First I alighted at an inn, but soon I found an apartment in a boarding house occupied by planters from Santo Domingo and French émigrés with ideas quite different from mine. A land of liberty was offering asylum to people fleeing from liberty.[18] Nothing better proves the high value of generous institutions than these partisans of absolute power voluntarily exiling themselves in a pure democracy.
A man who landed in the United States as I did, full of enthusiasm for the classical world, a settler looking everywhere for the regularity of early Roman life, was bound to be shocked at finding the luxuriousness of the carriages, the frivolity of the conversations, the inequality of wealth, the immorality of banks and gaming houses, and the noise of dancehalls and theaters. In Philadelphia, I might easily have thought myself in Liverpool or Bristol. The people there were attractive: the Quaker girls, with their gray dresses, their identical little bonnets, and their pale faces, looked lovely.
At that time in my life, I greatly admired Republics, although I did not believe them possible at the stage of world history that we had reached: I understood Liberty as the ancients did, as the daughter of a nascent society’s ways; but I knew nothing of Liberty as the daughter of enlightenment and an old civilization, Liberty of the kind that the representative republic has proved to be a reality: God grant that it may be durable! No longer does one have to till his own little field, grumble about the arts and sciences, or grow long fingernails and a dirty beard to be free.
When I arrived in Philadelphia, George Washington was not there.[19] I was obliged to wait eight or so days to meet him. One morning, I saw him pass in a carriage drawn by a team of spirited horses, driven four-in-hand. Washington, according to my ideas at the time, had to be a sort of Cincinnatus; Cincinnatus in a chariot was a bit out of keeping with my notion of the Roman Republic, year 296. Could Washington the Dictator be anything other than a rustic, prodding his oxen with a goad and steadily gripping the handle of his plow? But when I did go to him with my letter of introduction, I discovered the simplicity of an old Roman.

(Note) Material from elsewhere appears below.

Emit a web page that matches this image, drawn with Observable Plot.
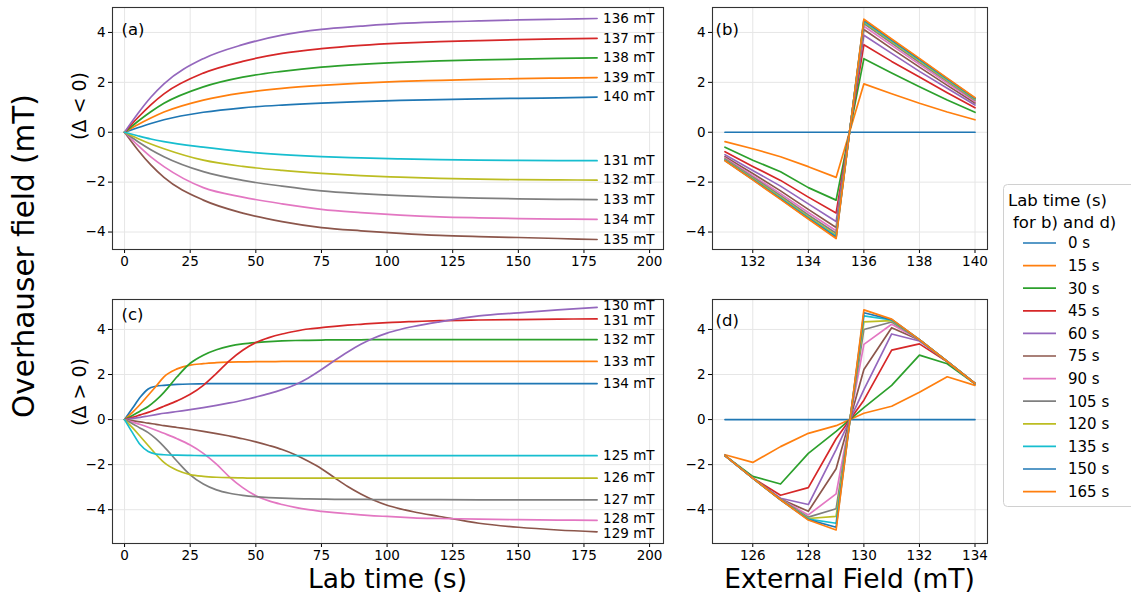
<!DOCTYPE html>
<html><head><meta charset="utf-8">
<script src="https://cdn.jsdelivr.net/npm/d3@7"></script>
<script src="https://cdn.jsdelivr.net/npm/@observablehq/plot@0.6"></script>
<style>
body{margin:0;background:#fff;}
#fig{position:relative;width:1131px;height:597px;overflow:hidden;background:#fff;font-family:"DejaVu Sans",sans-serif;}
#fig > svg, #fig > figure{position:absolute;margin:0;}
</style></head>
<body><div id="fig"></div>
<script>
// ---------- data ----------
const tab10 = ["#1f77b4","#ff7f0e","#2ca02c","#d62728","#9467bd","#8c564b","#e377c2","#7f7f7f","#bcbd22","#17becf"];

// Panel (a): Delta < 0, lab time (s)
const timesA = [0,5,10,15,30,45,60,75,90,105,120,135,150,165,180];
const a140 = [0, 0.18, 0.35, 0.50, 0.80, 0.98, 1.09, 1.17, 1.23, 1.28, 1.31, 1.34, 1.36, 1.38, 1.41];
const a139 = [0, 0.30, 0.57, 0.81, 1.29, 1.58, 1.76, 1.88, 1.97, 2.04, 2.08, 2.12, 2.15, 2.17, 2.19];
const a138 = [0, 0.43, 0.82, 1.16, 1.82, 2.21, 2.44, 2.61, 2.72, 2.80, 2.86, 2.90, 2.93, 2.96, 2.98];
const a137 = [0, 0.58, 1.10, 1.54, 2.37, 2.84, 3.16, 3.35, 3.48, 3.57, 3.63, 3.67, 3.71, 3.74, 3.76];
const a136 = [0, 0.74, 1.40, 1.94, 2.95, 3.51, 3.89, 4.12, 4.25, 4.36, 4.42, 4.46, 4.50, 4.53, 4.56];
const a135 = [0, -0.70, -1.31, -1.81, -2.72, -3.24, -3.58, -3.82, -3.95, -4.05, -4.13, -4.18, -4.22, -4.26, -4.30];
const a134 = [0, -0.52, -0.99, -1.38, -2.22, -2.60, -2.87, -3.09, -3.22, -3.32, -3.39, -3.43, -3.46, -3.48, -3.49];
const a133 = [0, -0.37, -0.70, -0.98, -1.58, -1.93, -2.16, -2.35, -2.46, -2.54, -2.60, -2.64, -2.67, -2.69, -2.70];
const a132 = [0, -0.25, -0.47, -0.66, -1.12, -1.37, -1.53, -1.65, -1.74, -1.80, -1.85, -1.88, -1.90, -1.91, -1.92];
const a131 = [0, -0.14, -0.27, -0.375, -0.60, -0.78, -0.90, -0.98, -1.03, -1.07, -1.10, -1.12, -1.13, -1.14, -1.14];
const fieldsA = [140,139,138,137,136,135,134,133,132,131];
const seriesA = [a140,a139,a138,a137,a136,a135,a134,a133,a132,a131];

// Panel (c): Delta > 0, lab time (s)
const timesC = [0,3,6,9,12,15,20,25,30,35,40,45,50,55,60,65,70,75,80,85,90,95,100,105,110,120,135,150,165,180];
const c134 = [0,0.50,1.00,1.36,1.48,1.52,1.56,1.58,1.59,1.60,1.60,1.60,1.60,1.60,1.60,1.60,1.60,1.60,1.60,1.60,1.60,1.60,1.60,1.60,1.60,1.60,1.60,1.60,1.60,1.60];
const c133 = [0,0.32,0.68,1.08,1.48,1.90,2.25,2.42,2.48,2.53,2.55,2.56,2.57,2.57,2.58,2.58,2.58,2.58,2.58,2.58,2.58,2.58,2.58,2.58,2.58,2.58,2.58,2.58,2.58,2.58];
const c132 = [0,0.18,0.38,0.58,0.86,1.21,1.90,2.50,2.86,3.10,3.26,3.36,3.42,3.46,3.49,3.51,3.52,3.53,3.54,3.54,3.54,3.55,3.55,3.55,3.55,3.55,3.55,3.55,3.55,3.55];
const c131 = [0,0.10,0.21,0.32,0.45,0.59,0.83,1.12,1.52,2.05,2.62,3.08,3.42,3.64,3.80,3.92,4.02,4.08,4.14,4.19,4.23,4.27,4.30,4.33,4.35,4.39,4.42,4.44,4.46,4.47];
const c130 = [0,0.05,0.10,0.16,0.22,0.28,0.36,0.44,0.53,0.63,0.74,0.86,1.00,1.15,1.33,1.55,1.85,2.22,2.62,3.00,3.34,3.62,3.84,4.00,4.13,4.34,4.60,4.74,4.87,4.98];
const c129 = [0,-0.05,-0.10,-0.16,-0.21,-0.27,-0.35,-0.43,-0.52,-0.62,-0.73,-0.85,-0.99,-1.15,-1.33,-1.56,-1.85,-2.18,-2.58,-2.97,-3.30,-3.58,-3.80,-3.96,-4.09,-4.30,-4.60,-4.78,-4.90,-4.98];
const c128 = [0,-0.11,-0.22,-0.34,-0.47,-0.61,-0.85,-1.13,-1.50,-1.98,-2.55,-3.02,-3.38,-3.61,-3.77,-3.90,-4.00,-4.07,-4.13,-4.18,-4.23,-4.27,-4.30,-4.33,-4.36,-4.39,-4.42,-4.44,-4.46,-4.47];
const c127 = [0,-0.18,-0.38,-0.58,-0.86,-1.20,-1.85,-2.45,-2.86,-3.12,-3.27,-3.36,-3.42,-3.46,-3.49,-3.51,-3.52,-3.53,-3.54,-3.54,-3.54,-3.55,-3.55,-3.55,-3.55,-3.55,-3.56,-3.56,-3.56,-3.56];
const c126 = [0,-0.36,-0.75,-1.15,-1.55,-1.90,-2.25,-2.44,-2.52,-2.56,-2.58,-2.59,-2.60,-2.60,-2.60,-2.60,-2.60,-2.60,-2.60,-2.60,-2.60,-2.60,-2.60,-2.60,-2.60,-2.60,-2.60,-2.60,-2.60,-2.60];
const c125 = [0,-0.58,-1.12,-1.42,-1.53,-1.56,-1.58,-1.59,-1.60,-1.60,-1.60,-1.60,-1.60,-1.60,-1.60,-1.60,-1.60,-1.60,-1.60,-1.60,-1.60,-1.60,-1.60,-1.60,-1.60,-1.60,-1.60,-1.60,-1.60,-1.60];
const fieldsC = [134,133,132,131,130,129,128,127,126,125];
const seriesC = [c134,c133,c132,c131,c130,c129,c128,c127,c126,c125];

// Panels (b), (d): snapshots at these lab times
const snapTimes = [0,15,30,45,60,75,90,105,120,135,150,165];

// tick values
const ticksTime = [0,25,50,75,100,125,150,175,200];
const ticksB = [132,134,136,138,140];
const ticksD = [126,128,130,132,134];
const ticksY = [-4,-2,0,2,4];

// ---------- helpers ----------
const fmt = d => d < 0 ? "\u2212" + Math.abs(d) : String(d);
const FONT = "DejaVu Sans";
const LW = 1.7;

function timeRows(fields, series, times) {
  return fields.map((f, i) => ({f, color: tab10[i % 10],
    rows: times.map((t, j) => ({t, v: series[i][j]}))}));
}
function snapRows(fields, series, times) {
  const asc = fields.map((f, i) => ({f, s: series[i]})).sort((a, b) => a.f - b.f);
  return snapTimes.map((st, k) => {
    const j = times.indexOf(st);
    return {st, color: tab10[k % 10], rows: asc.map(o => ({f: o.f, v: o.s[j]}))};
  });
}

function makePlot({xDomain, yDomain, xTicks, width, height, ml, mr, mt, mb, marks}) {
  return Plot.plot({
    width, height, marginLeft: ml, marginRight: mr, marginTop: mt, marginBottom: mb,
    style: {fontFamily: FONT, fontSize: "13.5px", color: "#000", background: "transparent", overflow: "visible"},
    x: {domain: xDomain, ticks: xTicks, tickSize: 4, tickPadding: 3, tickFormat: fmt, label: null},
    y: {domain: yDomain, ticks: ticksY, tickSize: 4, tickPadding: 3, tickFormat: fmt, label: null},
    marks: [
      Plot.ruleX(xTicks, {stroke: "#e6e6e6", strokeWidth: 1}),
      Plot.ruleY(ticksY, {stroke: "#e6e6e6", strokeWidth: 1}),
      ...marks,
      Plot.frame({stroke: "#333", strokeWidth: 1.1})
    ]
  });
}

function place(el, left, top) {
  el.style.position = "absolute";
  el.style.left = left + "px";
  el.style.top = top + "px";
  document.getElementById("fig").appendChild(el);
}

// small vertical nudges for crowded end labels (pixels)
const nudge = {130: -1.5, 131: 1.5, 128: -1.5, 129: 1.5};

// ---------- panel (a) ----------
const linesA = timeRows(fieldsA, seriesA, timesA);
const endA = linesA.map(s => ({f: s.f, v: s.rows[s.rows.length - 1].v, t: s.rows[s.rows.length - 1].t}));
const pa = makePlot({
  xDomain: [-4.6, 205.3], yDomain: [-4.7, 5.0], xTicks: ticksTime,
  width: 700, height: 280, ml: 112, mr: 37, mt: 7, mb: 31,
  marks: [
    ...linesA.map(s => Plot.line(s.rows, {x: "t", y: "v", stroke: s.color, strokeWidth: LW, curve: "monotone-x"})),
    Plot.text(endA, {x: "t", y: "v", text: d => d.f + " mT", dx: 6, textAnchor: "start", lineAnchor: "middle", fontSize: 13.5, fill: "#000"}),
    Plot.text(["(a)"], {frameAnchor: "top-left", dx: 9, dy: 22, textAnchor: "start", lineAnchor: "middle", fontSize: 16.5, fill: "#000"})
  ]
});
place(pa, 0, 0);

// ---------- panel (b) ----------
const linesB = snapRows(fieldsA, seriesA, timesA);
const pb = makePlot({
  xDomain: [130.55, 140.45], yDomain: [-4.7, 5.0], xTicks: ticksB,
  width: 340, height: 280, ml: 52, mr: 13, mt: 7, mb: 31,
  marks: [
    ...linesB.map(s => Plot.line(s.rows, {x: "f", y: "v", stroke: s.color, strokeWidth: LW})),
    Plot.text(["(b)"], {frameAnchor: "top-left", dx: 3, dy: 22.5, textAnchor: "start", lineAnchor: "middle", fontSize: 16.5, fill: "#000"})
  ]
});
place(pb, 660, 0);

// ---------- panel (c) ----------
const linesC = timeRows(fieldsC, seriesC, timesC);
const endC = linesC.map(s => ({f: s.f, v: s.rows[s.rows.length - 1].v, t: s.rows[s.rows.length - 1].t}));
const pc = makePlot({
  xDomain: [-4.6, 205.3], yDomain: [-5.5, 5.33], xTicks: ticksTime,
  width: 700, height: 284, ml: 112, mr: 37, mt: 9, mb: 31,
  marks: [
    ...linesC.map(s => Plot.line(s.rows, {x: "t", y: "v", stroke: s.color, strokeWidth: LW, curve: "monotone-x"})),
    ...endC.map(d => Plot.text([d], {x: "t", y: "v", text: e => e.f + " mT", dx: 6, dy: nudge[d.f] || 0, textAnchor: "start", lineAnchor: "middle", fontSize: 13.5, fill: "#000"})),
    Plot.text(["(c)"], {frameAnchor: "top-left", dx: 9, dy: 15, textAnchor: "start", lineAnchor: "middle", fontSize: 16.5, fill: "#000"})
  ]
});
place(pc, 0, 290);

// ---------- panel (d) ----------
const linesD = snapRows(fieldsC, seriesC, timesC);
const pd = makePlot({
  xDomain: [124.55, 134.45], yDomain: [-5.5, 5.33], xTicks: ticksD,
  width: 340, height: 284, ml: 52, mr: 13, mt: 9, mb: 31,
  marks: [
    ...linesD.map(s => Plot.line(s.rows, {x: "f", y: "v", stroke: s.color, strokeWidth: LW})),
    Plot.text(["(d)"], {frameAnchor: "top-left", dx: 3, dy: 21, textAnchor: "start", lineAnchor: "middle", fontSize: 16.5, fill: "#000"})
  ]
});
place(pd, 660, 290);

// ---------- overlay: axis titles and legend ----------
const ov = d3.create("svg").attr("width", 1131).attr("height", 597)
  .style("position", "absolute").style("left", "0px").style("top", "0px")
  .style("font-family", FONT).style("overflow", "visible");

ov.append("text").attr("transform", "translate(34,256) rotate(-90)")
  .attr("text-anchor", "middle").attr("font-size", 29.5).text("Overhauser field (mT)");
ov.append("text").attr("transform", "translate(86,106) rotate(-90)")
  .attr("text-anchor", "middle").attr("font-size", 19).text("(\u0394 < 0)");
ov.append("text").attr("transform", "translate(86,392) rotate(-90)")
  .attr("text-anchor", "middle").attr("font-size", 19).text("(\u0394 > 0)");
ov.append("text").attr("x", 387.5).attr("y", 588).attr("text-anchor", "middle")
  .attr("font-size", 26.5).text("Lab time (s)");
ov.append("text").attr("x", 849.5).attr("y", 588).attr("text-anchor", "middle")
  .attr("font-size", 26.5).text("External Field (mT)");

// legend
const lg = ov.append("g");
lg.append("rect").attr("x", 1003.5).attr("y", 184.5).attr("width", 140).attr("height", 322)
  .attr("rx", 4).attr("fill", "#fff").attr("stroke", "#d0d0d0").attr("stroke-width", 1);
lg.append("text").attr("x", 1008).attr("y", 206).attr("font-size", 16.5).text("Lab time (s)");
lg.append("text").attr("x", 1013).attr("y", 228).attr("font-size", 16.5).text("for b) and d)");
snapTimes.forEach((t, k) => {
  const yc = 243 + k * 22.6;
  lg.append("line").attr("x1", 1023).attr("x2", 1056).attr("y1", yc).attr("y2", yc)
    .attr("stroke", tab10[k % 10]).attr("stroke-width", LW);
  lg.append("text").attr("x", 1068).attr("y", yc).attr("dy", "0.36em")
    .attr("font-size", 15).text(t + " s");
});
document.getElementById("fig").appendChild(ov.node());
</script>
</body></html>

A small house, which looked just the same as the neighboring houses, was the palace of the President of the United States. There were no guards, and not even footmen. I knocked, and a young maid opened the door. I asked her if the General was at home, and she replied that he was. I told her that I had a letter to present him. The maid asked me my name, which is difficult to pronounce in English and which she could not keep in her mind. She then said to me softly, “Walk in, sir,” and she went before me down one of those narrow hallways that serve as foyers in English houses. She showed me into a parlor, where she asked me to wait for the General.
I was unmoved. Great souls and great fortunes do not impress me at all: I admire the former without being overawed, and the latter inspire in me more pity than respect. No man’s face will ever disturb me.
After a few minutes, the General came in: a tall man, with a cold and calm rather than a noble demeanor, he resembled his portraits. I presented him with my letter in silence. He opened it and his eyes went straight to the signature, which he read aloud, exclaiming, “Colonel Armand!” This was the name by which he knew the Marquis de La Rouërie and with which the Marquis had signed.
We sat. I explained to him as best I could the reason for my journey. He replied to me in English and French monosyllables, listening to me with a sort of amazement. I noticed this and said to him somewhat heatedly, “But it is less difficult to discover the Northwest Passage than to create a nation, as you have done!”
“Well, well, young man!” he cried, taking me by the hand. He invited me to dinner the next day, and we said good night.
I took care not to be late. There were only five or six of us at table. The conversation turned on the French Revolution, and the General showed us a key from the Bastille. These keys, as I have already remarked, were rather silly trinkets then widely distributed. The same exporters of locksmith-wares, three years later, might have sent the President of the United States the bolt that sealed the cell of the monarch who gave liberty to France and America alike. If Washington had seen the “conquerors of the Bastille” in the gutters of Paris, he would have had less respect for his relic. The gravity and the force of the Revolution did not spring from those blood-smeared orgies. When the Edict of Nantes was revoked in 1685, the same populace from the Faubourg Saint-Antoine demolished the Protestant church at Charenton with as much zeal as they laid waste to the cathedral of Saint-Denis in 1793.
I left my host at ten o’clock in the evening and never saw him again. He departed the next day, and I continued on my journey.
Such was my encounter with the soldier-citizen, the liberator of a world. Washington went to his grave before even the smallest bit of fame attached itself to my footsteps; I passed before him as the most anonymous entity. He was in all his glory, I in all my obscurity, and I doubt whether my name stayed more than a day in his memory. I am nevertheless happy that his gaze once fell upon me. I would feel warmed by it for the rest of my life. There is a virtue in the gaze of a great man.